* start *

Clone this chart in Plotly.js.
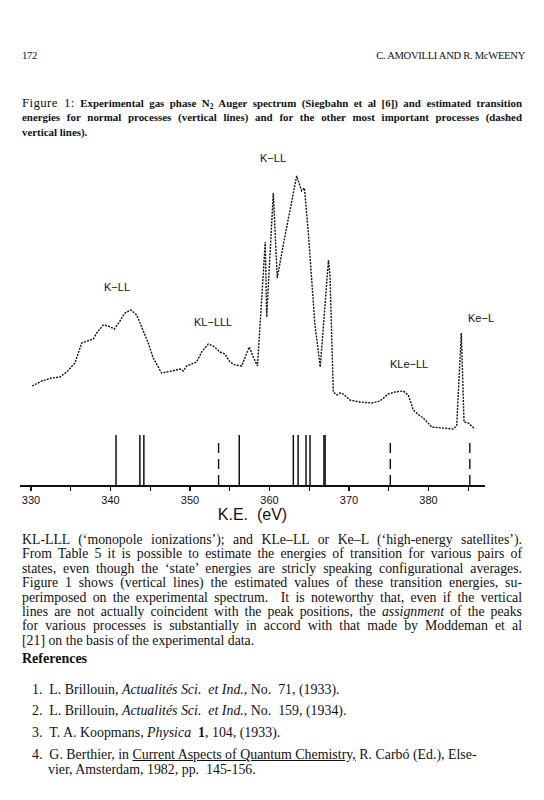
<!DOCTYPE html>
<html>
<head>
<meta charset="utf-8">
<script src="https://cdn.plot.ly/plotly-3.0.1.min.js"></script>
<style>
  html, body { margin:0; padding:0; background:#fff; }
  body { width:544px; height:800px; position:relative; overflow:hidden; color:#111; }
  .abs { position:absolute; }
  .hdr { font-family:"Liberation Serif", serif; font-size:10.6px; letter-spacing:-0.3px; }
  .cap { font-family:"Liberation Serif", serif; font-weight:bold; font-size:10.9px; left:22px; width:500px; }
  .cap div { height:14.4px; line-height:14.4px; }
  .cap .fig { font-weight:normal; font-size:13px; letter-spacing:0.3px; }
  .jl { text-align:justify; text-align-last:justify; white-space:nowrap; }
  .body { font-family:"Liberation Serif", serif; font-size:13.8px; line-height:14.4px; left:22px; width:500px; }
  .refh { font-family:"Liberation Serif", serif; font-weight:bold; font-size:14px; left:22px; }
  .ref { font-family:"Liberation Serif", serif; font-size:13.9px; line-height:15px; }
  #chart { position:absolute; left:0; top:150px; width:544px; height:385px; }
</style>
</head>
<body>
<div class="abs hdr" style="left:22px; top:50px;">172</div>
<div class="abs hdr" style="right:19px; top:50px;">C. AMOVILLI AND R. McWEENY</div>

<div class="abs cap" style="top:96px;">
  <div class="jl"><span class="fig">Figure 1:</span> Experimental gas phase N<span style="font-size:7.5px; position:relative; top:2px;">2</span> Auger spectrum (Siegbahn et al [6]) and estimated transition</div>
  <div class="jl">energies for normal processes (vertical lines) and for the other most important processes (dashed</div>
  <div>vertical lines).</div>
</div>

<div id="chart"></div>

<div class="abs body" style="top:533px;">
  <div class="jl">KL-LLL (‘monopole ionizations’); and KLe–LL or Ke–L (‘high-energy satellites’).</div>
  <div class="jl">From Table 5 it is possible to estimate the energies of transition for various pairs of</div>
  <div class="jl">states, even though the ‘state’ energies are stricly speaking configurational averages.</div>
  <div class="jl">Figure 1 shows (vertical lines) the estimated values of these transition energies, su-</div>
  <div class="jl">perimposed on the experimental spectrum. &nbsp;It is noteworthy that, even if the vertical</div>
  <div class="jl">lines are not actually coincident with the peak positions, the <i>assignment</i> of the peaks</div>
  <div class="jl">for various processes is substantially in accord with that made by Moddeman et al</div>
  <div>[21] on the basis of the experimental data.</div>
</div>

<div class="abs refh" style="top:651px;">References</div>

<div class="abs ref" style="left:32px; top:682px;">1. &nbsp;L. Brillouin, <i>Actualités Sci. &nbsp;et Ind.</i>, No. &nbsp;71, (1933).</div>
<div class="abs ref" style="left:32px; top:703px;">2. &nbsp;L. Brillouin, <i>Actualités Sci. &nbsp;et Ind.</i>, No. &nbsp;159, (1934).</div>
<div class="abs ref" style="left:32px; top:725px;">3. &nbsp;T. A. Koopmans, <i>Physica</i> &nbsp;<b>1</b>, 104, (1933).</div>
<div class="abs ref" style="left:32px; top:747px;">4. &nbsp;G. Berthier, in <u>Current Aspects of Quantum Chemistry,</u> R. Carbó (Ed.), Else-</div>
<div class="abs ref" style="left:48px; top:762px;">vier, Amsterdam, 1982, pp. &nbsp;145-156.</div>

<script>
// Experimental N2 Auger spectrum (kinetic energy in eV, intensity in arbitrary units)
const energy = [330.16,331.35,332.60,333.65,334.49,335.53,336.38,337.01,337.84,338.26,
  339.09,339.72,340.48,341.19,341.82,342.58,343.30,343.92,344.75,345.38,
  346.44,347.70,348.74,349.16,349.58,350.84,351.47,352.30,352.93,353.77,
  354.40,355.03,355.66,356.50,357.46,357.96,358.49,359.47,359.65,360.48,
  360.98,361.80,362.60,363.42,364.05,364.40,364.88,365.72,366.39,367.42,
  367.61,368.03,368.49,368.87,369.28,370.13,371.38,372.86,373.90,374.94,
  375.79,376.83,377.46,378.09,378.93,379.35,380.40,381.86,383.12,383.55,
  384.13,384.47,385.01,385.85];
const intensity = [99,104,107,108,113,122,142,144,146,152,
  160,159,156,164,172,175,170,158,142,127,
  112,114,116,114,119,123,133,141,139,133,
  131,123,120,119,138,128,119,243,168,292,
  207,243,277,309,294,297,253,160,118,225,
  210,93,90,92,91,85,83,82,84,91,
  93,94,90,75,69,67,58,57,56,59,
  152,63,62,56];

// Estimated transition energies (eV)
const normalLines = [340.7,343.7,344.2,356.2,363.0,363.6,364.6,365.1,366.85,367.0];
const otherLines  = [353.6,375.2,385.2];
const normalHeight = 50;
const otherHeight  = 47;

// Peak group labels
const groupLabels = ["K−LL","K−LL","KL−LLL","KLe−LL","Ke−L"];
const groupLabelX = [360.4,340.8,352.9,377.5,386.6];
const groupLabelY = [327,198,163,121,167];

function sticks(xs, h) {
  const x = [], y = [];
  xs.forEach(v => { x.push(v, v, null); y.push(0, h, null); });
  return {x, y};
}
const ns = sticks(normalLines, normalHeight);
const os = sticks(otherLines, otherHeight);

const traces = [
  { x: energy, y: intensity, type:'scatter', mode:'lines',
    line:{color:'#111', width:1.4, dash:'2px,1.2px'}, hoverinfo:'skip' },
  { x: ns.x, y: ns.y, type:'scatter', mode:'lines',
    line:{color:'#111', width:1.5}, hoverinfo:'skip' },
  { x: os.x, y: os.y, type:'scatter', mode:'lines',
    line:{color:'#111', width:1.4, dash:'10px,6px'}, hoverinfo:'skip' }
];

const annotations = groupLabels.map((t,i) => ({
  x: groupLabelX[i], y: groupLabelY[i], xref:'x', yref:'y', text:t,
  showarrow:false, font:{family:'Liberation Sans, Arial, sans-serif', size:11, color:'#111'}
}));

const layout = {
  width:544, height:385,
  margin:{l:20, r:59, t:5, b:50},
  paper_bgcolor:'rgba(0,0,0,0)', plot_bgcolor:'rgba(0,0,0,0)',
  showlegend:false,
  xaxis:{
    range:[328.62, 387.11], showgrid:false, zeroline:false,
    showline:true, linecolor:'#111', linewidth:1.6,
    ticks:'outside', ticklen:4, tickwidth:1.2, tickcolor:'#111',
    tick0:330, dtick:10,
    minor:{dtick:5, tick0:330, ticks:'outside', ticklen:4, tickwidth:1.2, tickcolor:'#111', showgrid:false},
    tickfont:{family:'Liberation Sans, Arial, sans-serif', size:11, color:'#111'},
    title:{text:'K.E.  (eV)', standoff:4, font:{family:'Liberation Sans, Arial, sans-serif', size:16, color:'#111'}}
  },
  yaxis:{ range:[0,330], visible:false, showgrid:false, zeroline:false },
  annotations: annotations
};

Plotly.newPlot('chart', traces, layout, {displayModeBar:false, staticPlot:true});
</script>
</body>
</html>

* end *

- Stated goal -
What is needed is an exact reproduction of the data, pictures excluded.

- Result -
Clone this chart in Plotly.js.
<!DOCTYPE html>
<html>
<head>
<meta charset="utf-8">
<script src="https://cdn.plot.ly/plotly-3.0.1.min.js"></script>
<style>
  html, body { margin:0; padding:0; background:#fff; }
  body { width:544px; height:800px; position:relative; overflow:hidden; color:#111; }
  .abs { position:absolute; }
  .hdr { font-family:"Liberation Serif", serif; font-size:10.6px; letter-spacing:-0.3px; }
  .cap { font-family:"Liberation Serif", serif; font-weight:bold; font-size:10.9px; left:22px; width:500px; }
  .cap div { height:14.4px; line-height:14.4px; }
  .cap .fig { font-weight:normal; font-size:13px; letter-spacing:0.3px; }
  .jl { text-align:justify; text-align-last:justify; white-space:nowrap; }
  .body { font-family:"Liberation Serif", serif; font-size:13.8px; line-height:14.4px; left:22px; width:500px; }
  .refh { font-family:"Liberation Serif", serif; font-weight:bold; font-size:14px; left:22px; }
  .ref { font-family:"Liberation Serif", serif; font-size:13.9px; line-height:15px; }
  #chart { position:absolute; left:0; top:150px; width:544px; height:385px; }
</style>
</head>
<body>
<div class="abs hdr" style="left:22px; top:50px;">172</div>
<div class="abs hdr" style="right:19px; top:50px;">C. AMOVILLI AND R. McWEENY</div>

<div class="abs cap" style="top:96px;">
  <div class="jl"><span class="fig">Figure 1:</span> Experimental gas phase N<span style="font-size:7.5px; position:relative; top:2px;">2</span> Auger spectrum (Siegbahn et al [6]) and estimated transition</div>
  <div class="jl">energies for normal processes (vertical lines) and for the other most important processes (dashed</div>
  <div>vertical lines).</div>
</div>

<div id="chart"></div>

<div class="abs body" style="top:533px;">
  <div class="jl">KL-LLL (‘monopole ionizations’); and KLe–LL or Ke–L (‘high-energy satellites’).</div>
  <div class="jl">From Table 5 it is possible to estimate the energies of transition for various pairs of</div>
  <div class="jl">states, even though the ‘state’ energies are stricly speaking configurational averages.</div>
  <div class="jl">Figure 1 shows (vertical lines) the estimated values of these transition energies, su-</div>
  <div class="jl">perimposed on the experimental spectrum. &nbsp;It is noteworthy that, even if the vertical</div>
  <div class="jl">lines are not actually coincident with the peak positions, the <i>assignment</i> of the peaks</div>
  <div class="jl">for various processes is substantially in accord with that made by Moddeman et al</div>
  <div>[21] on the basis of the experimental data.</div>
</div>

<div class="abs refh" style="top:651px;">References</div>

<div class="abs ref" style="left:32px; top:682px;">1. &nbsp;L. Brillouin, <i>Actualités Sci. &nbsp;et Ind.</i>, No. &nbsp;71, (1933).</div>
<div class="abs ref" style="left:32px; top:703px;">2. &nbsp;L. Brillouin, <i>Actualités Sci. &nbsp;et Ind.</i>, No. &nbsp;159, (1934).</div>
<div class="abs ref" style="left:32px; top:725px;">3. &nbsp;T. A. Koopmans, <i>Physica</i> &nbsp;<b>1</b>, 104, (1933).</div>
<div class="abs ref" style="left:32px; top:747px;">4. &nbsp;G. Berthier, in <u>Current Aspects of Quantum Chemistry,</u> R. Carbó (Ed.), Else-</div>
<div class="abs ref" style="left:48px; top:762px;">vier, Amsterdam, 1982, pp. &nbsp;145-156.</div>

<script>
// Experimental N2 Auger spectrum (kinetic energy in eV, intensity in arbitrary units)
const energy = [330.16,331.35,332.60,333.65,334.49,335.53,336.38,337.01,337.84,338.26,
  339.09,339.72,340.48,341.19,341.82,342.58,343.30,343.92,344.75,345.38,
  346.44,347.70,348.74,349.16,349.58,350.84,351.47,352.30,352.93,353.77,
  354.40,355.03,355.66,356.50,357.46,357.96,358.49,359.47,359.65,360.48,
  360.98,361.80,362.60,363.42,364.05,364.40,364.88,365.72,366.39,367.42,
  367.61,368.03,368.49,368.87,369.28,370.13,371.38,372.86,373.90,374.94,
  375.79,376.83,377.46,378.09,378.93,379.35,380.40,381.86,383.12,383.55,
  384.13,384.47,385.01,385.85];
const intensity = [99,104,107,108,113,122,142,144,146,152,
  160,159,156,164,172,175,170,158,142,127,
  112,114,116,114,119,123,133,141,139,133,
  131,123,120,119,138,128,119,243,168,292,
  207,243,277,309,294,297,253,160,118,225,
  210,93,90,92,91,85,83,82,84,91,
  93,94,90,75,69,67,58,57,56,59,
  152,63,62,56];

// Estimated transition energies (eV)
const normalLines = [340.7,343.7,344.2,356.2,363.0,363.6,364.6,365.1,366.85,367.0];
const otherLines  = [353.6,375.2,385.2];
const normalHeight = 50;
const otherHeight  = 47;

// Peak group labels
const groupLabels = ["K−LL","K−LL","KL−LLL","KLe−LL","Ke−L"];
const groupLabelX = [360.4,340.8,352.9,377.5,386.6];
const groupLabelY = [327,198,163,121,167];

function sticks(xs, h) {
  const x = [], y = [];
  xs.forEach(v => { x.push(v, v, null); y.push(0, h, null); });
  return {x, y};
}
const ns = sticks(normalLines, normalHeight);
const os = sticks(otherLines, otherHeight);

const traces = [
  { x: energy, y: intensity, type:'scatter', mode:'lines',
    line:{color:'#111', width:1.4, dash:'2px,1.2px'}, hoverinfo:'skip' },
  { x: ns.x, y: ns.y, type:'scatter', mode:'lines',
    line:{color:'#111', width:1.5}, hoverinfo:'skip' },
  { x: os.x, y: os.y, type:'scatter', mode:'lines',
    line:{color:'#111', width:1.4, dash:'10px,6px'}, hoverinfo:'skip' }
];

const annotations = groupLabels.map((t,i) => ({
  x: groupLabelX[i], y: groupLabelY[i], xref:'x', yref:'y', text:t,
  showarrow:false, font:{family:'Liberation Sans, Arial, sans-serif', size:11, color:'#111'}
}));

const layout = {
  width:544, height:385,
  margin:{l:20, r:59, t:5, b:50},
  paper_bgcolor:'rgba(0,0,0,0)', plot_bgcolor:'rgba(0,0,0,0)',
  showlegend:false,
  xaxis:{
    range:[328.62, 387.11], showgrid:false, zeroline:false,
    showline:true, linecolor:'#111', linewidth:1.6,
    ticks:'outside', ticklen:4, tickwidth:1.2, tickcolor:'#111',
    tick0:330, dtick:10,
    minor:{dtick:5, tick0:330, ticks:'outside', ticklen:4, tickwidth:1.2, tickcolor:'#111', showgrid:false},
    tickfont:{family:'Liberation Sans, Arial, sans-serif', size:11, color:'#111'},
    title:{text:'K.E.  (eV)', standoff:4, font:{family:'Liberation Sans, Arial, sans-serif', size:16, color:'#111'}}
  },
  yaxis:{ range:[0,330], visible:false, showgrid:false, zeroline:false },
  annotations: annotations
};

Plotly.newPlot('chart', traces, layout, {displayModeBar:false, staticPlot:true});
</script>
</body>
</html>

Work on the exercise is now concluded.